» **What to do**: Can you output the material exactly as written, minus any pictures it holds?

» **Data extract**:
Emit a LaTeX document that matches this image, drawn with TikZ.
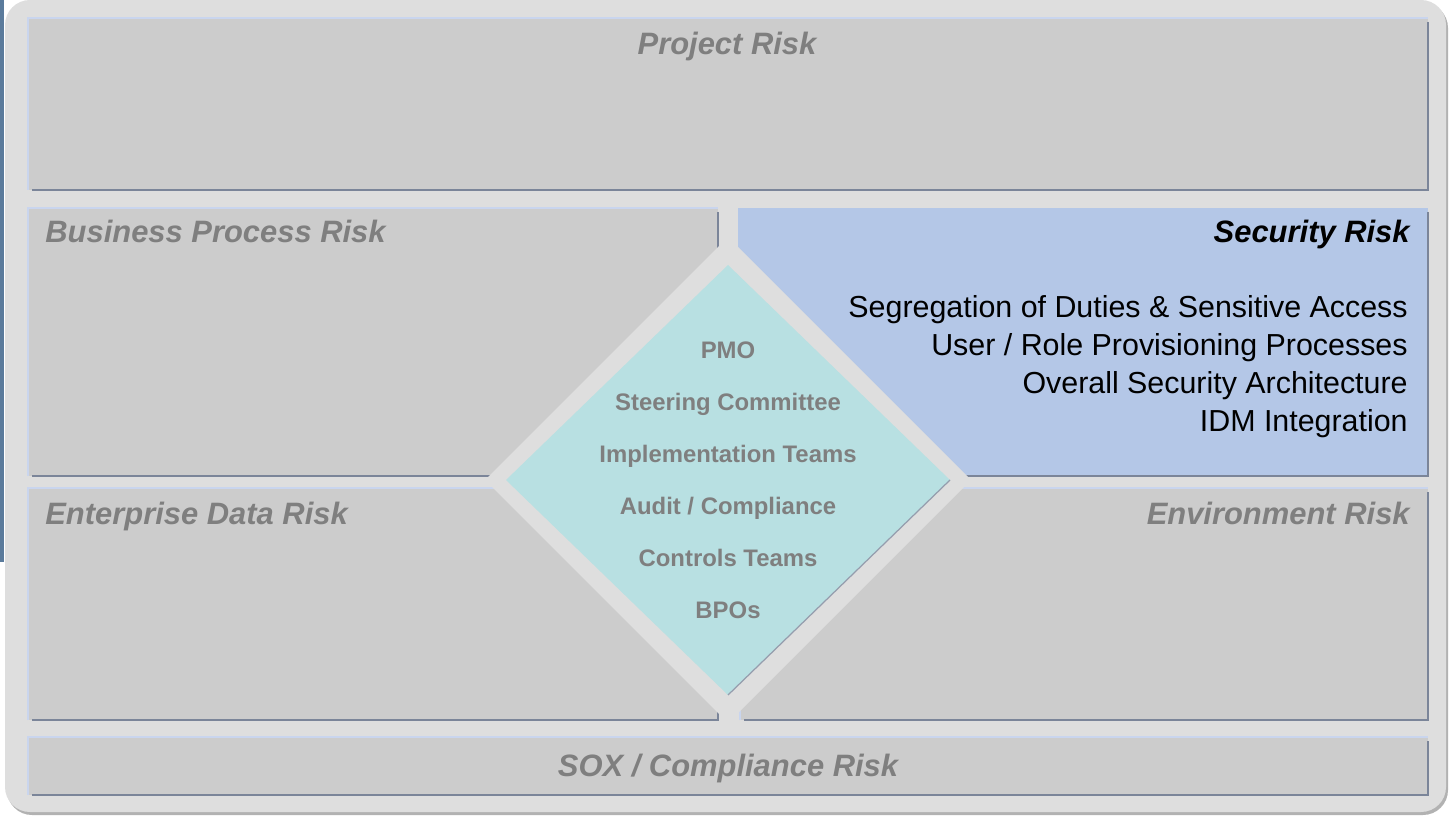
\documentclass[tikz,border=0pt]{standalone}
\usepackage{fontspec}
\setmainfont{Liberation Sans}
\definecolor{panelgray}{HTML}{DEDEDE}
\definecolor{boxgray}{HTML}{CCCCCC}
\definecolor{secblue}{HTML}{B4C7E7}
\definecolor{diamondfill}{HTML}{B8E0E2}
\definecolor{shadeline}{HTML}{7B8599}
\definecolor{lightline}{HTML}{C9D5EE}
\definecolor{titlegray}{HTML}{7F7F7F}
\definecolor{stripblue}{HTML}{5B7B9C}
\tikzset{
  riskbox/.style={fill=boxgray},
  hiline/.style={lightline, line width=0.6pt},
  loline/.style={shadeline, line width=1.4pt},
  risktitle/.style={font=\fontsize{17.6}{20}\selectfont\bfseries\itshape, text=titlegray, inner sep=0pt},
  secitem/.style={font=\fontsize{17.3}{20}\selectfont, inner sep=0pt, anchor=base east},
  role/.style={font=\fontsize{13.6}{16}\selectfont\bfseries, text=titlegray, inner sep=0pt, anchor=base},
}
\begin{document}
\begin{tikzpicture}[x=0.02cm,y=-0.02cm]
\useasboundingbox (0,0) rectangle (1449,817);
%\draw[step=50,gray,very thin] (0,0) grid (1449,817); %background grid
\fill[stripblue] (0,0) rectangle (4,562);
% outer panel
\fill[gray!60, rounded corners=0.5cm] (7,3) rectangle (1448,815);
\fill[panelgray, rounded corners=0.5cm] (5,0) rectangle (1446,812);

% project
\fill[riskbox] (28,18) rectangle (1428,190);
\draw[hiline] (28,190) |- (1428,18);
\draw[loline] (1428,22) |- (32,190);
% business process
\fill[riskbox] (28,208) rectangle (718,476);
\draw[hiline] (28,476) |- (718,208);
\draw[loline] (718,212) |- (32,476);
% security
\fill[secblue] (738,208) rectangle (1428,476);
\draw[loline] (1428,212) |- (742,476);
% enterprise data
\fill[riskbox] (28,488) rectangle (718,720);
\draw[hiline] (28,720) |- (718,488);
\draw[loline] (718,492) |- (32,720);
% environment
\fill[riskbox] (740,488) rectangle (1428,720);
\draw[hiline] (740,720) |- (1428,488);
\draw[loline] (1428,492) |- (744,720);
% sox
\fill[riskbox] (28,737) rectangle (1428,795);
\draw[hiline] (28,795) |- (1428,737);
\draw[loline] (1428,741) |- (32,795);

% diamond
\fill[panelgray] (728,237) -- (971,480) -- (728,723) -- (485,480) -- cycle;
\fill[diamondfill] (728,265) -- (950,480) -- (728,695) -- (506,480) -- cycle;
\draw[shadeline!80, line width=0.7pt] (950,480) -- (728,695);

\node[risktitle, anchor=base] (project) at (727,55) {Project Risk};
\node[risktitle, anchor=base west] (business) at (45,243) {Business Process Risk};
\node[risktitle, anchor=base east, text=black] (security) at (1410,243) {Security Risk};
\node[risktitle, anchor=base west] (enterprise) at (45,524) {Enterprise Data Risk};
\node[risktitle, anchor=base east] (environment) at (1410,524) {Environment Risk};
\node[risktitle, anchor=base] (sox) at (728,776) {SOX / Compliance Risk};

\foreach \item [count=\i] in {Segregation of Duties \& Sensitive Access, User / Role Provisioning Processes, Overall Security Architecture, IDM Integration}
  \node[secitem] (sec\i) at (1408,279+38*\i) {\item};

\foreach \role [count=\i] in {PMO, Steering Committee, Implementation Teams, Audit / Compliance, Controls Teams, BPOs}
  \node[role] (role\i) at (728,306+52*\i) {\role};

\end{tikzpicture}
\end{document}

» **Completed task**:
Emit a LaTeX document that matches this image, drawn with TikZ.
\documentclass[tikz,border=0pt]{standalone}
\usepackage{fontspec}
\setmainfont{Liberation Sans}
\definecolor{panelgray}{HTML}{DEDEDE}
\definecolor{boxgray}{HTML}{CCCCCC}
\definecolor{secblue}{HTML}{B4C7E7}
\definecolor{diamondfill}{HTML}{B8E0E2}
\definecolor{shadeline}{HTML}{7B8599}
\definecolor{lightline}{HTML}{C9D5EE}
\definecolor{titlegray}{HTML}{7F7F7F}
\definecolor{stripblue}{HTML}{5B7B9C}
\tikzset{
  riskbox/.style={fill=boxgray},
  hiline/.style={lightline, line width=0.6pt},
  loline/.style={shadeline, line width=1.4pt},
  risktitle/.style={font=\fontsize{17.6}{20}\selectfont\bfseries\itshape, text=titlegray, inner sep=0pt},
  secitem/.style={font=\fontsize{17.3}{20}\selectfont, inner sep=0pt, anchor=base east},
  role/.style={font=\fontsize{13.6}{16}\selectfont\bfseries, text=titlegray, inner sep=0pt, anchor=base},
}
\begin{document}
\begin{tikzpicture}[x=0.02cm,y=-0.02cm]
\useasboundingbox (0,0) rectangle (1449,817);
%\draw[step=50,gray,very thin] (0,0) grid (1449,817); %background grid
\fill[stripblue] (0,0) rectangle (4,562);
% outer panel
\fill[gray!60, rounded corners=0.5cm] (7,3) rectangle (1448,815);
\fill[panelgray, rounded corners=0.5cm] (5,0) rectangle (1446,812);

% project
\fill[riskbox] (28,18) rectangle (1428,190);
\draw[hiline] (28,190) |- (1428,18);
\draw[loline] (1428,22) |- (32,190);
% business process
\fill[riskbox] (28,208) rectangle (718,476);
\draw[hiline] (28,476) |- (718,208);
\draw[loline] (718,212) |- (32,476);
% security
\fill[secblue] (738,208) rectangle (1428,476);
\draw[loline] (1428,212) |- (742,476);
% enterprise data
\fill[riskbox] (28,488) rectangle (718,720);
\draw[hiline] (28,720) |- (718,488);
\draw[loline] (718,492) |- (32,720);
% environment
\fill[riskbox] (740,488) rectangle (1428,720);
\draw[hiline] (740,720) |- (1428,488);
\draw[loline] (1428,492) |- (744,720);
% sox
\fill[riskbox] (28,737) rectangle (1428,795);
\draw[hiline] (28,795) |- (1428,737);
\draw[loline] (1428,741) |- (32,795);

% diamond
\fill[panelgray] (728,237) -- (971,480) -- (728,723) -- (485,480) -- cycle;
\fill[diamondfill] (728,265) -- (950,480) -- (728,695) -- (506,480) -- cycle;
\draw[shadeline!80, line width=0.7pt] (950,480) -- (728,695);

\node[risktitle, anchor=base] (project) at (727,55) {Project Risk};
\node[risktitle, anchor=base west] (business) at (45,243) {Business Process Risk};
\node[risktitle, anchor=base east, text=black] (security) at (1410,243) {Security Risk};
\node[risktitle, anchor=base west] (enterprise) at (45,524) {Enterprise Data Risk};
\node[risktitle, anchor=base east] (environment) at (1410,524) {Environment Risk};
\node[risktitle, anchor=base] (sox) at (728,776) {SOX / Compliance Risk};

\foreach \item [count=\i] in {Segregation of Duties \& Sensitive Access, User / Role Provisioning Processes, Overall Security Architecture, IDM Integration}
  \node[secitem] (sec\i) at (1408,279+38*\i) {\item};

\foreach \role [count=\i] in {PMO, Steering Committee, Implementation Teams, Audit / Compliance, Controls Teams, BPOs}
  \node[role] (role\i) at (728,306+52*\i) {\role};

\end{tikzpicture}
\end{document}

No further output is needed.